Two more brush trucks from the fire department arrived, as well as two units from the Bureau of Land Management and the Grand County Fire Warden. The BLM units secured the perimeter of the fire and completed the assignment sometime during the early morning hours of Sunday, June 15. The cause of the fire has not yet been determined according to those who investigated the scene that night and the following day.
And speaking of the Castle Valley Fire Department and their activities in the valley, they have been seen around the valley on Tuesday evenings doing hands-on practice with the fire apparatus and equipment as they hone their firefighting skills.
Last Tuesday, they were putting out a simulated fire on Chamisa Lane in a dry field and during strong winds that evening and other evenings they were seen at other locations around the valley. The firefighters will be at other locations around the valley during the summer months in an effort to stay ready for the fire season.
Fifteen years ago this week, the Castle Valley Planning and Zoning Commission presented the town council with a draft of a letter regarding safety on SR 128. The letter was a result of a request from the Grand County Commission, which wanted a list of what was needed to improve the road. It was felt that a letter from the town council would carry additional weight in the presentation to the Utah Department of Transportation. Because of the county commission’s concern about traffic safety on U.S. 191 and SR 128, the county approached the Castle Valley Planning and Zoning Commission, which recommended supporting safety requests to UDOT, so the planning commission drafted a letter for approval by the town council.

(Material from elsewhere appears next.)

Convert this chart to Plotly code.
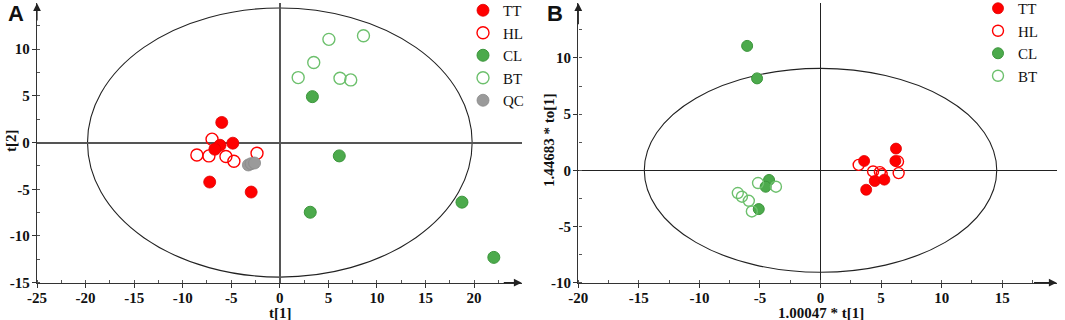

Accompanying the letter was a map of the first 16 miles of SR 128 detailing the location and severity of reported accidents, compiled from UDOT records during the previous four years. During that time period, 60 accidents were reported along the 16-mile stretch between U.S. 191 and the turn-off to Castle Valley. There were very few fatal wrecks – most were fairly minor and some involved animals, mostly deer. The report said there was a definite pattern, and pointed out that most of the trouble was where people turn off to campgrounds. For this reason, the letter suggested passing lanes be constructed where there was room.
The letter stated that the road was “simply too narrow for the heavy traffic it now carries. Most state maps are now printed indicating a scenic drive along SR 128. We need to see larger shoulders the entire length of this road. Passing lanes where there is room and a need for additional signage.
“Most visitors traveling the river road are traveling it for the first time and need to stop for sightseeing and pictures. The need is strong for well-marked and designated pull-outs to accommodate them safely.”
The issue of heavy bicycle use along the road was also addressed in the document. It read: “Grand County is a world-wide destination location for outdoor enthusiasts. Moab is known as the mountain bike mecca of the world. One of the popular rides is called Porcupine Rim Trail. That trail ends on [SR] 128 at mile post 3. The Town of Castle Valley would like the county and state to know that we are in full support of a bicycle path (paved and separated from the highway) from the Castle Valley turn-off to Moab.”
During the last 15 years, the “heavy traffic” has only increased along that route, and a few of the suggested changes were implemented, including the expensive bike path along most of the first three miles of SR 128.